On Halloween Thursday the New York Stock Exchange closed and didn’t reopen until the following Monday. During

this, the second week since “Black Thursday,” prices fell still further in even larger selling frenzies. By mid November the

market had sustained an average $26 billion, or 40% loss. Some companies had seen their value drop from $100 to $3 per

share as little as two days.

The stock market crash started a chain reaction throughout our economy, and, indeed, the economy of the world. Since

most of the money was with the rich, and these were the people that had lost everything, spending declined very rapidly,

especially on luxuries. Contributing to the continued downfall was the fact that industry hadn’t shared its profits with its workers.

This meant that there was no mass purchasing power left once the rich lost out. Another contributor was the huge inventories

kept by many retailers. Since no one was buying no orders came in for many months, forcing businesses to layoff workers. Due

to the strong anti-union sentiment of the 20’s, there were no unions left to prevent the mass layoffs. Laying-off workers

constricted business’s markets still further until they were forced to lay off still more workers in an almost unbreakable

downward spiral. By the spring of 1939, six months after the crash, 4 million people were unemployed and this was only the tip

of the iceberg. By 1933 24.9% of the workforce would be unemployed. There would be an attempted military coup and the

US would finally go off the gold standard. The Great Depression had begun.

The foremost question in most people’s mind when thinking about The Depression is, “Can and will it happen again?”

When asked this simple question most experts agree that in our present economic situation something like The Depression

couldn’t develop. This is because the US passed many laws during the 30’s to prevent a stock market crash from re-occurring.

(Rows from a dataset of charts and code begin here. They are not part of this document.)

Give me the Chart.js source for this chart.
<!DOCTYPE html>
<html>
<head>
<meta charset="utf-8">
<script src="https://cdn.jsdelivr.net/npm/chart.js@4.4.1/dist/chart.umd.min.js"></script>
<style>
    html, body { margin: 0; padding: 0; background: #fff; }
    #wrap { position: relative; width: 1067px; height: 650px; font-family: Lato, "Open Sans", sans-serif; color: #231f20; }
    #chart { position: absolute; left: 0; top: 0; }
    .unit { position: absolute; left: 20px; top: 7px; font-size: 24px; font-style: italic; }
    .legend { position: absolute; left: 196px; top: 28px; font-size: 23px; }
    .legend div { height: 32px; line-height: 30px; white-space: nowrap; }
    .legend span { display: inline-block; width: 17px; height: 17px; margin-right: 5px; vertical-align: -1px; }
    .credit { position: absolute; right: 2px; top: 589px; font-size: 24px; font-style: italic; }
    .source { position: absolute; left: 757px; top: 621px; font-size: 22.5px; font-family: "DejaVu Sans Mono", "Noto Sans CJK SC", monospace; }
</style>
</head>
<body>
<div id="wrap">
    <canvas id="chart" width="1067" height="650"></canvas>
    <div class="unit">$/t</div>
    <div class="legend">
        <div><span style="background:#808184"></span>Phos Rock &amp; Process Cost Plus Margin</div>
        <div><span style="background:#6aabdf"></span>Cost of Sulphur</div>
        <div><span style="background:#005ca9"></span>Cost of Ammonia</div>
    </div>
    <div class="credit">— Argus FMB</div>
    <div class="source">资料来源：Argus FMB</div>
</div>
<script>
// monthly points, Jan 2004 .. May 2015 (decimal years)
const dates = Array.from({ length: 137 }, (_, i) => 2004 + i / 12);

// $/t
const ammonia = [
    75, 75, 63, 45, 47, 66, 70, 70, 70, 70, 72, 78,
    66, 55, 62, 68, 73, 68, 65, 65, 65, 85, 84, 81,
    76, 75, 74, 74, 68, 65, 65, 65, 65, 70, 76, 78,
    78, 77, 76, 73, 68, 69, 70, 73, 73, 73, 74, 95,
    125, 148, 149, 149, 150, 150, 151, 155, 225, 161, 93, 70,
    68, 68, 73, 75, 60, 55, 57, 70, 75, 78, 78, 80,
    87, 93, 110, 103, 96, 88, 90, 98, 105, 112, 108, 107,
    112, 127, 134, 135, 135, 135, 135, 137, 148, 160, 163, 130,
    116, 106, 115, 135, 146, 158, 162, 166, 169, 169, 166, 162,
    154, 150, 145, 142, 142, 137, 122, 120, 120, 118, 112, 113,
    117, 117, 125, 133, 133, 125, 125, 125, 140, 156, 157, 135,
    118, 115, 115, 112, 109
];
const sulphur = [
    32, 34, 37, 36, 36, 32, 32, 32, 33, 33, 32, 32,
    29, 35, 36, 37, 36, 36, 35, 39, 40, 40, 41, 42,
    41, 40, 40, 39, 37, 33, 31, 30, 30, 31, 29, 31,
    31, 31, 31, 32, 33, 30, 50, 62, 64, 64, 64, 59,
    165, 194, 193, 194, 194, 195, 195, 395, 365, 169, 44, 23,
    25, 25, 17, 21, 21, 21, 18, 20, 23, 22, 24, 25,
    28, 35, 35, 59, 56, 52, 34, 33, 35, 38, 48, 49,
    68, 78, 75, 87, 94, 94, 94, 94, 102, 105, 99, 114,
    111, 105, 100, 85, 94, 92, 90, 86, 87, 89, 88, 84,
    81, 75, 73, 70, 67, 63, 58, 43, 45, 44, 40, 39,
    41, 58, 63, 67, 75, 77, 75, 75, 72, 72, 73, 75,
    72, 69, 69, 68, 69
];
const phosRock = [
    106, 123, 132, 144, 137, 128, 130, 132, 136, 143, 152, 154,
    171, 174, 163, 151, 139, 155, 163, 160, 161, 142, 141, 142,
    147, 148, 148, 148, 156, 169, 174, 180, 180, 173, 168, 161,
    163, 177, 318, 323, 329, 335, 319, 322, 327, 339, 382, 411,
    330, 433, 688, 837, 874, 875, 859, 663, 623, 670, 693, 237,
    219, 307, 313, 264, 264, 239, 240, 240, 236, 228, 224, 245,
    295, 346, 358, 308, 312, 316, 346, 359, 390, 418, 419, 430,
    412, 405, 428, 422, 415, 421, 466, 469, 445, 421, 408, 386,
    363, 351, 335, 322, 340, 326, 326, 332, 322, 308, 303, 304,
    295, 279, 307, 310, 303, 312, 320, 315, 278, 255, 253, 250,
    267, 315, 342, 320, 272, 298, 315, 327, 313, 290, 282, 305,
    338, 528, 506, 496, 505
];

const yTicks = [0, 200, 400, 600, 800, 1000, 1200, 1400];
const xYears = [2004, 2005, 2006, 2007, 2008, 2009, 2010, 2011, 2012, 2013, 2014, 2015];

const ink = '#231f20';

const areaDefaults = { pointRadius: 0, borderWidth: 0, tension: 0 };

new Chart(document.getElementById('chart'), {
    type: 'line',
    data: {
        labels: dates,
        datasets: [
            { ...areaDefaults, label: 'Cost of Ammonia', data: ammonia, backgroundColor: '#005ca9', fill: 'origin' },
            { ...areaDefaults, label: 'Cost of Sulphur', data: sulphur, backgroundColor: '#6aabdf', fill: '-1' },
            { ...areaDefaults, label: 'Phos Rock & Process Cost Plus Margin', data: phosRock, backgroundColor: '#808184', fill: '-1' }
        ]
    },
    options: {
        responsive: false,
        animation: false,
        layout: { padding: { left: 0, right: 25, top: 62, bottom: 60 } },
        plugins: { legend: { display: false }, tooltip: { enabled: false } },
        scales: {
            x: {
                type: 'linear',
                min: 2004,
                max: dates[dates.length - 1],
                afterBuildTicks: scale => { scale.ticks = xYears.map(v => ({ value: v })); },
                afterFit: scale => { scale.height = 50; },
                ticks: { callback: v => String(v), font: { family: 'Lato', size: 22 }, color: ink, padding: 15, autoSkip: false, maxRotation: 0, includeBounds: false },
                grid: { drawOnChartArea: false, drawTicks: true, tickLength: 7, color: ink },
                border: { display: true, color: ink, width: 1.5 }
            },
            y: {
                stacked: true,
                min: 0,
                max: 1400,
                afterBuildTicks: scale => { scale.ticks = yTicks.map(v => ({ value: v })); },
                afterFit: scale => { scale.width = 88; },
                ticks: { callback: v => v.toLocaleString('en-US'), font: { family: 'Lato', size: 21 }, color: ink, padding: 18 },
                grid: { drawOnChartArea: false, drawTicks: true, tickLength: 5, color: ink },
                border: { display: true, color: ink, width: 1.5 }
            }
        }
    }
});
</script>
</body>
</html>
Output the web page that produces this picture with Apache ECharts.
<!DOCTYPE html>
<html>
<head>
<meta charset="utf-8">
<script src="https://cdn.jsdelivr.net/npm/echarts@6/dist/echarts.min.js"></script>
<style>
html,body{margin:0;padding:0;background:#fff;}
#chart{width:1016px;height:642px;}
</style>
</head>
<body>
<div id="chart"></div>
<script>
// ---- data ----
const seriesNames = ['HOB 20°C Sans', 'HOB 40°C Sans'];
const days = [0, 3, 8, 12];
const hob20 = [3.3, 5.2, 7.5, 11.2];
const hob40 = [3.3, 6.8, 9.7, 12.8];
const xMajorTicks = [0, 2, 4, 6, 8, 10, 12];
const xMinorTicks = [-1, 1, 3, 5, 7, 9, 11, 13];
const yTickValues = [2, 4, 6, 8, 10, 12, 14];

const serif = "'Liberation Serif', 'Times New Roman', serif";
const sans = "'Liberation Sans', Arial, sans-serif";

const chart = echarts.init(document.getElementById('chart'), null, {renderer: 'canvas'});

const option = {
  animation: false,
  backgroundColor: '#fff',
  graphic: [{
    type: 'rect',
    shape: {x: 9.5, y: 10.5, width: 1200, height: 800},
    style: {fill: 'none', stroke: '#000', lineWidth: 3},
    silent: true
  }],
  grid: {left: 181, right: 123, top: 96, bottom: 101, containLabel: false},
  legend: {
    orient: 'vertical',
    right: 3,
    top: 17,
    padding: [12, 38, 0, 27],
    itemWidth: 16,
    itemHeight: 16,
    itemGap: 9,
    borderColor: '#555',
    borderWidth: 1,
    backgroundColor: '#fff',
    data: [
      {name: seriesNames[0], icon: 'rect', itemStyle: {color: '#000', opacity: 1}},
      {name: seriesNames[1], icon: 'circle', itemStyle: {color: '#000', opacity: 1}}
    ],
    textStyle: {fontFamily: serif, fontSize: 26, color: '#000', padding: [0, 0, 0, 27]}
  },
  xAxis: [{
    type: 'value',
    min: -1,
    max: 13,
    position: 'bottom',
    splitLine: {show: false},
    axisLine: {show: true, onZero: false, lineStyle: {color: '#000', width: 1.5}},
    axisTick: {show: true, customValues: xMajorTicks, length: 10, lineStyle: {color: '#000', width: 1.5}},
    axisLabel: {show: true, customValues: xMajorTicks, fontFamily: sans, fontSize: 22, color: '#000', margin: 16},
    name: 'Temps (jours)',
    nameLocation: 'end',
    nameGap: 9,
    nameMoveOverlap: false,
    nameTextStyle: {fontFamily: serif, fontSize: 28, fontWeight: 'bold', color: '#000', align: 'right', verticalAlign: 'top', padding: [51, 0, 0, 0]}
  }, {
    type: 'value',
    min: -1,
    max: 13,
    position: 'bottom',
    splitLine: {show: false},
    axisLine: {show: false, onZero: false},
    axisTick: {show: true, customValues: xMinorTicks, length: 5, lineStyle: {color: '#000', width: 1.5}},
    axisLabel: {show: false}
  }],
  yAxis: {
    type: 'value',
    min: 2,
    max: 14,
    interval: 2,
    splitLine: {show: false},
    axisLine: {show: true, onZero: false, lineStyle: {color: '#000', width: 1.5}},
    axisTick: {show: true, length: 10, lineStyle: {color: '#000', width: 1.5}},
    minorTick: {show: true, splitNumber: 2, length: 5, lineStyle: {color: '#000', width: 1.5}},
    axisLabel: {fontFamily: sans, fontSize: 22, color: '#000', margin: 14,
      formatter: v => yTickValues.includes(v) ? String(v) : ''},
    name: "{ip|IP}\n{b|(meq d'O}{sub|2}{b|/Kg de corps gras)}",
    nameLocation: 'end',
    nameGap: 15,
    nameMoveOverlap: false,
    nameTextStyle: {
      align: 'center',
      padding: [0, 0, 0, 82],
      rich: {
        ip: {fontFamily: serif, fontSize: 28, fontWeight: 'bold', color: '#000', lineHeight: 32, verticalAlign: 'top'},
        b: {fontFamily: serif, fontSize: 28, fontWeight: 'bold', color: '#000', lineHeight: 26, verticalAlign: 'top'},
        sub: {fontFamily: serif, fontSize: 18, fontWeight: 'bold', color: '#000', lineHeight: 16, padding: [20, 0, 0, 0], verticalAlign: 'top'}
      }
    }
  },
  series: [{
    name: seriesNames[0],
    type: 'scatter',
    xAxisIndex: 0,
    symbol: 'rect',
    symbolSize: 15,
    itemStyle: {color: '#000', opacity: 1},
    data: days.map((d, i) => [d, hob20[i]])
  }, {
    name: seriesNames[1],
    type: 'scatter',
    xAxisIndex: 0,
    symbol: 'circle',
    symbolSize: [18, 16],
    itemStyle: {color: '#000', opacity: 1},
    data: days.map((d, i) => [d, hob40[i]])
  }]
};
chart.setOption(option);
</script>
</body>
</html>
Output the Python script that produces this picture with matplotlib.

If something like The Depression started again federal bureaus, like the Securities and Exchange Commission, would step in

and attempt to prevent it. However, this is of little importance sine many of the causes of the 1929 crash are now illegal. First of

all commercial banks are no longer allowed to speculate in stocks. Second, the Federal Reserve now has greatly increased

power over interest rates. Which gives them much greater power to prevent a crash. Another factor that makes it less likely for

a crash to occur is the elimination of the big investment trusts, except the mutual funds, which are highly regulated. Incredibly,

the current tax system helps prevent a crash by spreading the wealth from the very rich to the poor. Unemployment

compensation and social security, both passed in the 30’s, would help maintain an income base and protect the old should

another depression develop. Probably the single most important measure against another depression is FDIC insurance, which

insures depositors’ money, up to $100,000. Bank failures were one of the most demoralizing effects of the Depression. They

were also one of the most costly. FDIC insurance would reduce the effect of most bank failures, acting like a brick wall to any

impending depression.

There are, however, a few factors in favor of a depression. The current loss of power in most labor unions could allow a

depression to occur. This is because mass layoffs and reductions in pay could not be disputed without organized labor. A

further problem that could result in a crash is the current overvaluing of many stocks. During the twenties stock values soared

much beyond the actual worth of a company. The same thing is happening today with companies like Yahoo!, currently valued

at over $200 a share, even though it has yet to turn a profit Another problem is an inherent flaw in our free-enterprise system.

This flaw is that profit will always take precedence over the good of the people. This simple law means that poverty will always

exist if we are to maintain our free-enterprise system.